Work started in 1995 on the 220km section through the Apennine mountains which reach almost to the West coast of Italy. Tunnelling accounts for 17% of the route and was carried out first, as it was considered to be the most complicated, technically demanding and time consuming aspect of the contract. Another reason was that tunnel spoil is used for engineering fill along other sections of the route.
The longest tunnel is a 6.6km long single bore through Colli Albani, 30km south of Rome. Contracting consortium Pegaso (Astaldi, Ansaldo and CCC) excavated two side adits 270m and 290m long to give six working faces (one at each end of the route and two at each adit). These start above the alignment and slope down to the tunnel, and will also form the emergency exits for the completed tunnel itself.
Excavation was relatively straightforward through the prevailing stable volcanic basalt.
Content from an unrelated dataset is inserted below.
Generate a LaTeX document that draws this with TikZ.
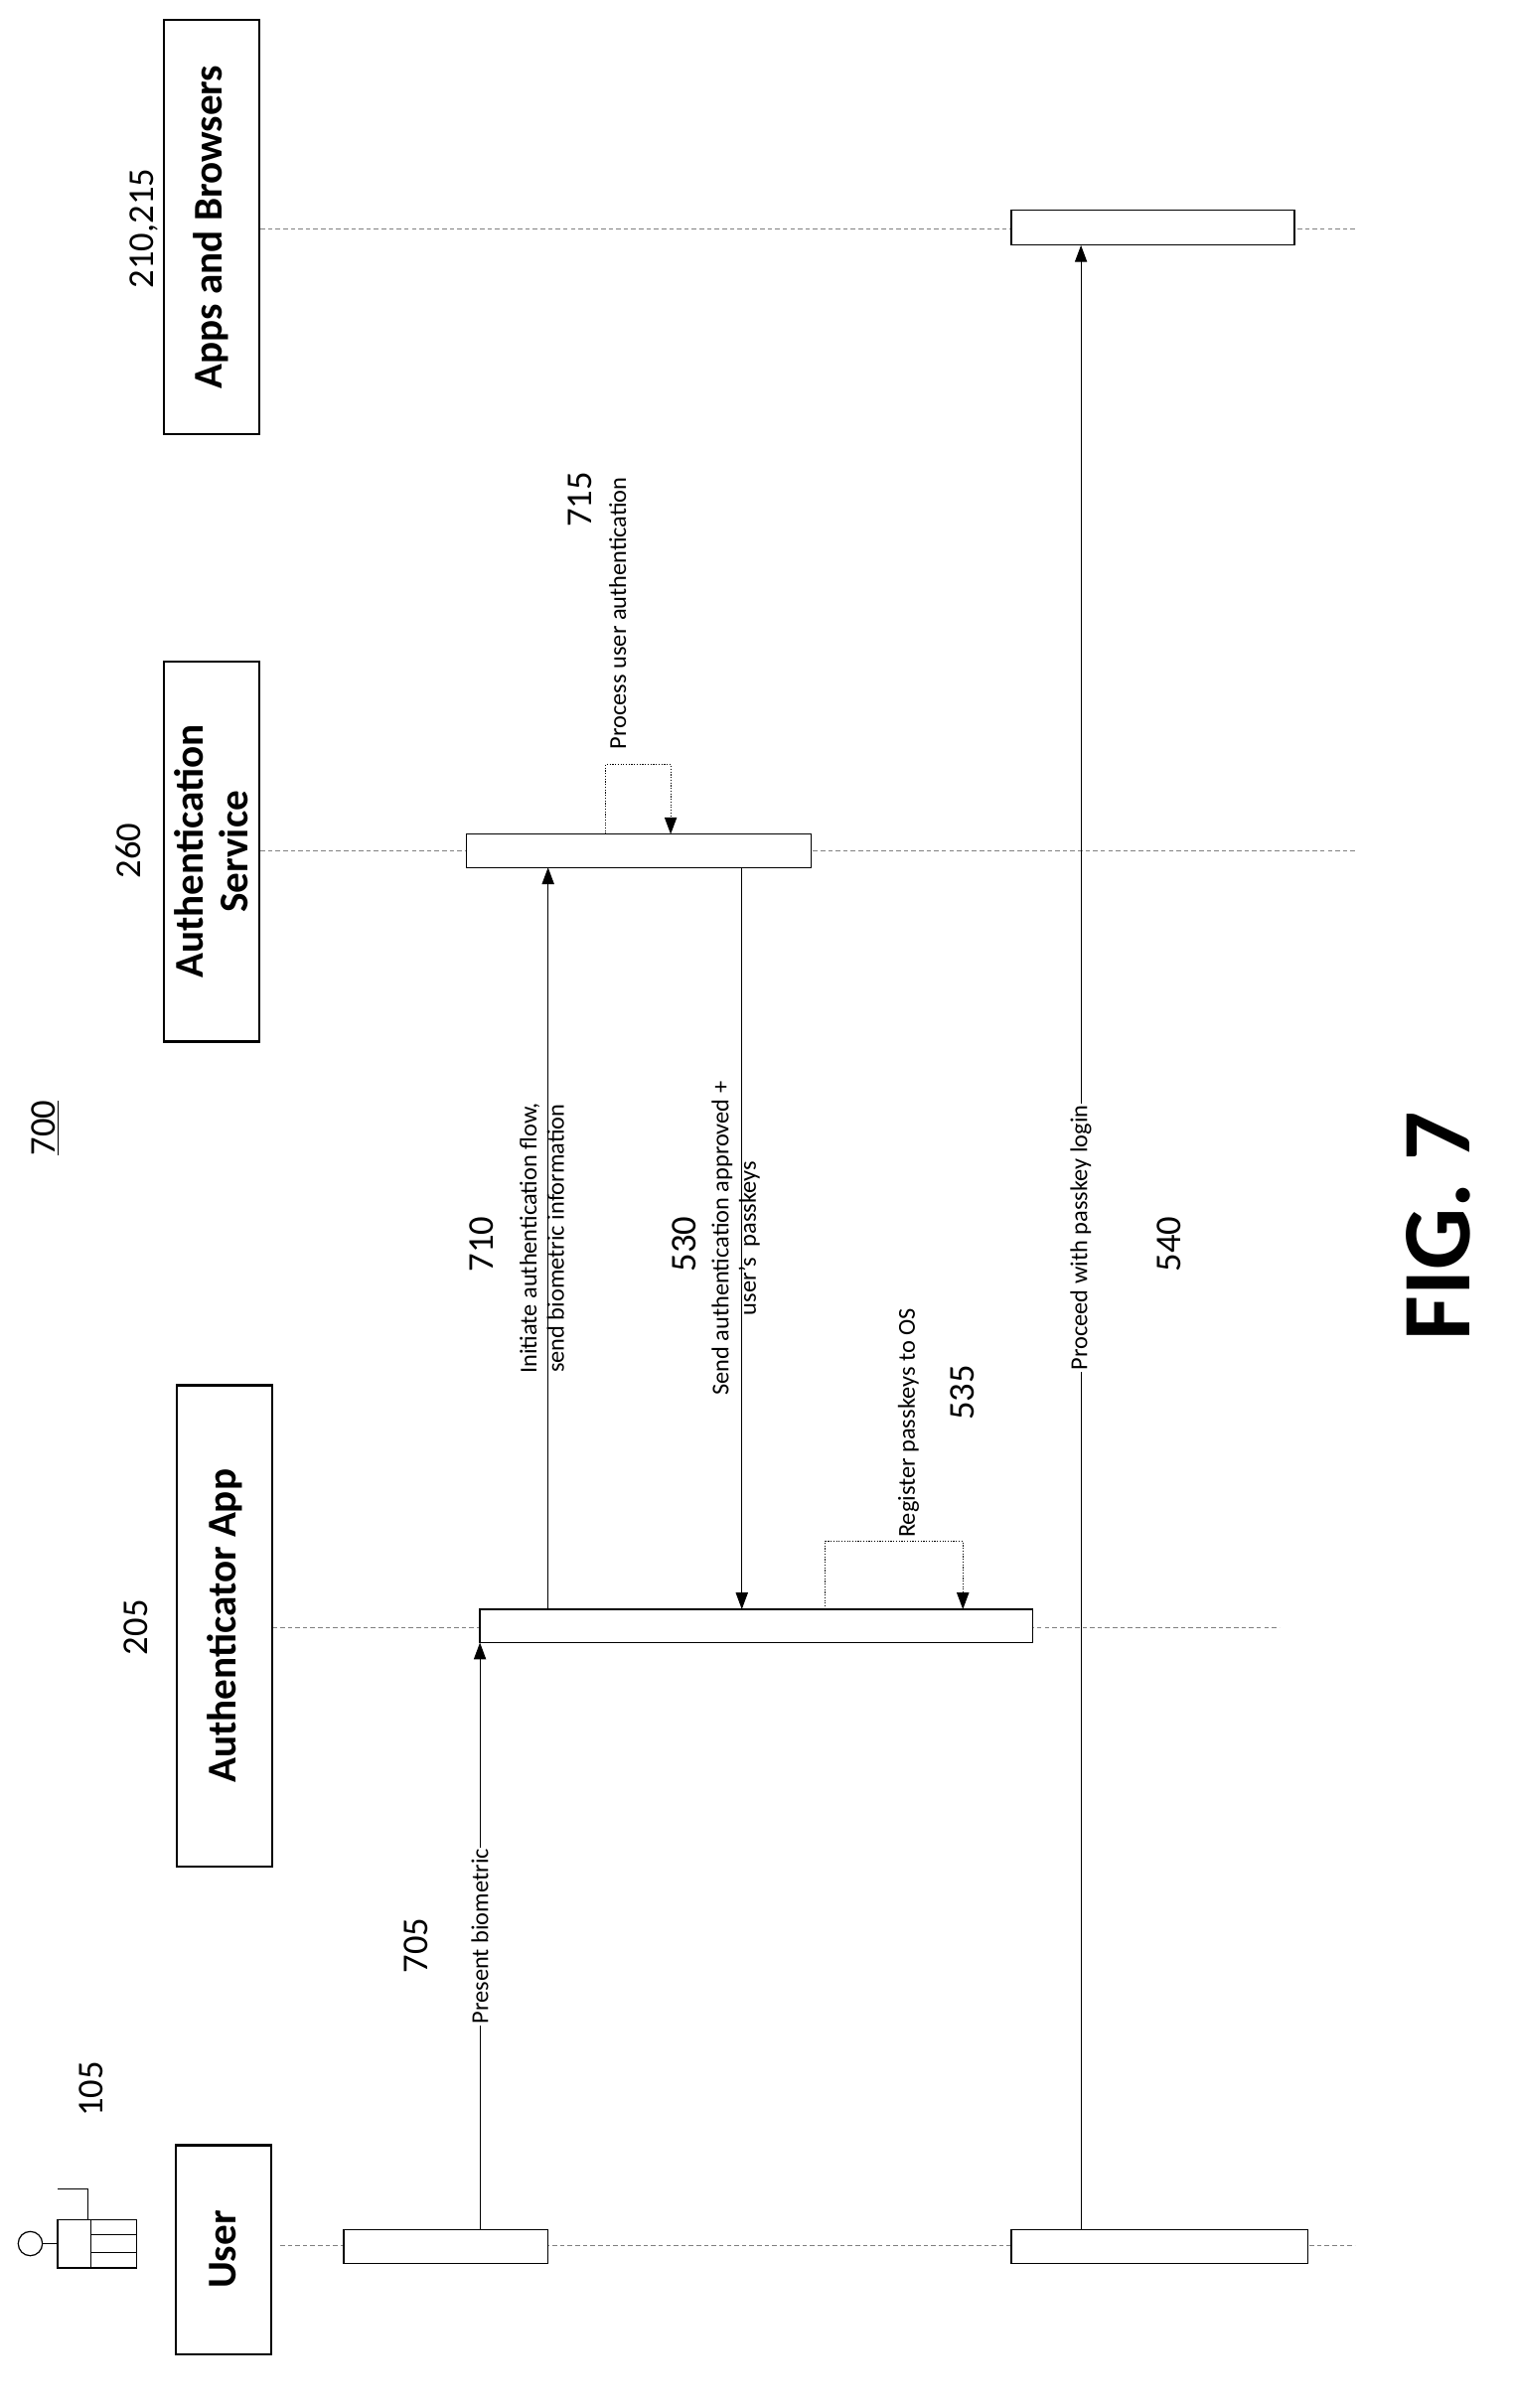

Although the material is strong, drill and blast was only used when drilling progress slowed to less than 7m per day. Using heavy excavators with hammer drills to excavate 1.5m and then steel ribs and shotcrete installed.
In situ casting of concrete lining segments was carried out using purpose- built 12m long steel shutters made by Libra, able to allow casting of three lengths of lining in a week.
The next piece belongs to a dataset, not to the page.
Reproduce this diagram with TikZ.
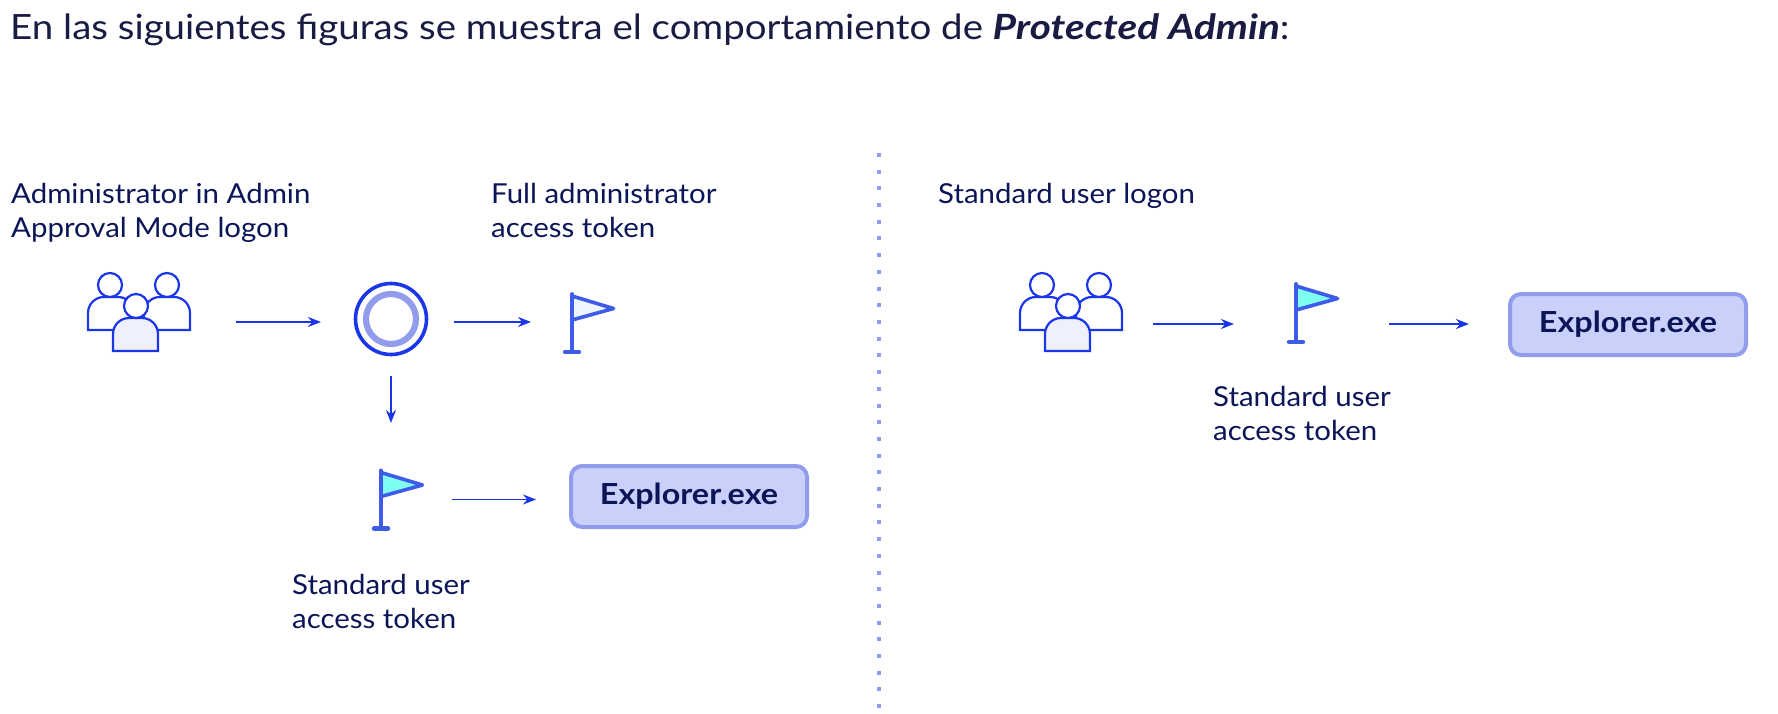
\documentclass[tikz,border=0pt]{standalone}
\usepackage{fontspec}
\setmainfont{Lato}
\newfontfamily\titleface{Lato}[FakeStretch=1.105]
\newfontfamily\titleemph{Lato}[FakeStretch=1.165]
\newfontfamily\labelface{Lato}[FakeStretch=1.07]
\newfontfamily\boxface{Lato}[FakeStretch=1.115]
\usetikzlibrary{arrows.meta}
\definecolor{ink}{HTML}{0B1557}
\definecolor{titleink}{HTML}{1A1B42}
\definecolor{wire}{HTML}{1A36E8}
\definecolor{flagline}{HTML}{3F5BEA}
\definecolor{ringsoft}{HTML}{919DEC}
\definecolor{boxfill}{HTML}{C9D0FA}
\definecolor{personfill}{HTML}{EEF1FD}
\definecolor{flagpale}{HTML}{EEF5FF}
\definecolor{flagcyan}{HTML}{7FFFEF}
\tikzset{
  x=1pt,y=-1pt,
  label text/.style={anchor=base west,inner sep=0pt,align=left,text=ink,font=\labelface\fontsize{27.5}{33.5}\selectfont},
  title text/.style={anchor=base west,inner sep=0pt,text=titleink,font=\titleface\fontsize{34.8}{40}\selectfont},
  exe box/.style={draw=ringsoft,fill=boxfill,line width=4pt,rounded corners=11pt,minimum width=236pt,minimum height=61pt,inner sep=0pt,text=ink,font=\boxface\fontsize{29}{34}\selectfont\bfseries},
  icon box/.style={inner sep=0pt,outer sep=0pt,draw=none},
  flow/.style={draw=wire,line width=1.8pt,-{Stealth[length=13pt,width=10pt]}},
  person/.style={draw=wire,line width=2.2pt,line join=miter},
  peopleicon/.pic={
    \draw[person,fill=white] (1,58)--(1,41) arc[start angle=180,end angle=270,radius=16] -- (31,25) arc[start angle=270,end angle=360,radius=16] -- (47,58) -- cycle;
    \draw[person,fill=white] (57,58)--(57,41) arc[start angle=180,end angle=270,radius=16] -- (87,25) arc[start angle=270,end angle=360,radius=16] -- (103,58) -- cycle;
    \draw[person,fill=white] (23,13) circle[radius=12];
    \draw[person,fill=white] (80,13) circle[radius=12];
    \draw[person,fill=personfill] (26,79)--(26,62) arc[start angle=180,end angle=270,radius=16] -- (55,46) arc[start angle=270,end angle=360,radius=16] -- (71,79) -- cycle;
    \draw[person,fill=white] (49,34) circle[radius=12];
  },
  flagicon/.pic={
    \draw[draw=flagline,fill=#1,line width=3.6pt,line join=round] (0,3)--(41.5,15.5)--(0,27)--cycle;
    \draw[draw=flagline,line width=3.8pt,line cap=round] (0,1)--(0,59);
    \draw[draw=flagline,line width=4.4pt,line cap=round] (-7,59)--(7,59);
  },
  flagicon/.default=white
}
\begin{document}
\begin{tikzpicture}
\useasboundingbox (0,0) rectangle (1778,714);
\fill[white] (0,0) rectangle (1778,714);

\node[title text] (title) at (10,40) {En las siguientes figuras se muestra el comportamiento de {\titleemph\bfseries\itshape Protected Admin}:};

% left panel
\node[label text] (adminlabel) at (11,237.5) {Administrator in Admin\\Approval Mode logon};
\node[label text] (fulllabel) at (491,237.5) {Full administrator\\access token};
\node[label text] (stdlabela) at (292,628) {Standard user\\access token};

\pic at (87,272) {peopleicon};
\node[icon box,minimum width=103pt,minimum height=80pt] (peoplea) at (138.5,312) {};
\node[circle,draw=wire,line width=3.6pt,minimum size=71pt,inner sep=0pt] (hub) at (391,319) {};
\node[circle,draw=ringsoft,line width=6.2pt,minimum size=50pt,inner sep=0pt] (hubring) at (391,319) {};
\pic at (572,293) {flagicon={flagpale}};
\node[icon box,minimum width=44pt,minimum height=60pt] (flagfull) at (593.5,322) {};
\pic at (381,469.5) {flagicon={flagcyan}};
\node[icon box,minimum width=44pt,minimum height=60pt] (flagstda) at (402.5,499.5) {};
\node[exe box] (exea) at (689,496.5) {Explorer.exe};

\draw[flow] ([xshift=46pt,yshift=-10pt]peoplea.east) -- ([xshift=-32.7pt,yshift=-3pt]hub.west);
\draw[flow] ([xshift=25.7pt,yshift=-3pt]hub.east) -- ([xshift=-40.5pt]flagfull.west);
\draw[flow] ([yshift=-19.7pt]hub.south) -- ([yshift=46.5pt]flagstda.north -| hub.south);
\draw[flow] ([xshift=27.5pt]flagstda.east) -- ([xshift=-33pt,yshift=-3pt]exea.west);

% separator
\draw[ringsoft,line width=4pt,dash pattern=on 4pt off 12.7pt] (879,153) -- (879,708);

% right panel
\node[label text] (stdlogon) at (938,204) {Standard user logon};
\node[label text] (stdlabelb) at (1213,440) {Standard user\\access token};
\pic at (1019,272) {peopleicon};
\node[icon box,minimum width=103pt,minimum height=80pt] (peopleb) at (1070.5,312) {};
\pic at (1296,283) {flagicon={flagcyan}};
\node[icon box,minimum width=44pt,minimum height=60pt] (flagstdb) at (1317.5,313) {};
\node[exe box] (exeb) at (1628,324.5) {Explorer.exe};

\draw[flow] ([xshift=31pt,yshift=-12pt]peopleb.east) -- ([xshift=-61.5pt,yshift=-11pt]flagstdb.west);
\draw[flow] ([xshift=49.5pt,yshift=-11pt]flagstdb.east) -- ([xshift=-39pt,yshift=0.5pt]exeb.west);
\end{tikzpicture}
\end{document}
Near Ferentino, 80km south of Rome, two tunnels have been built using similar techniques. These are 1.5km and 1.8km long and pass through more difficult ground, despite the predominant basalt. At the 2.5km long Macchia Piana tunnel, the basalt is interspersed with sand lenses and laced with underground streams. The tunnel was excavated in three sections, the upper running some 300m ahead of the middle section.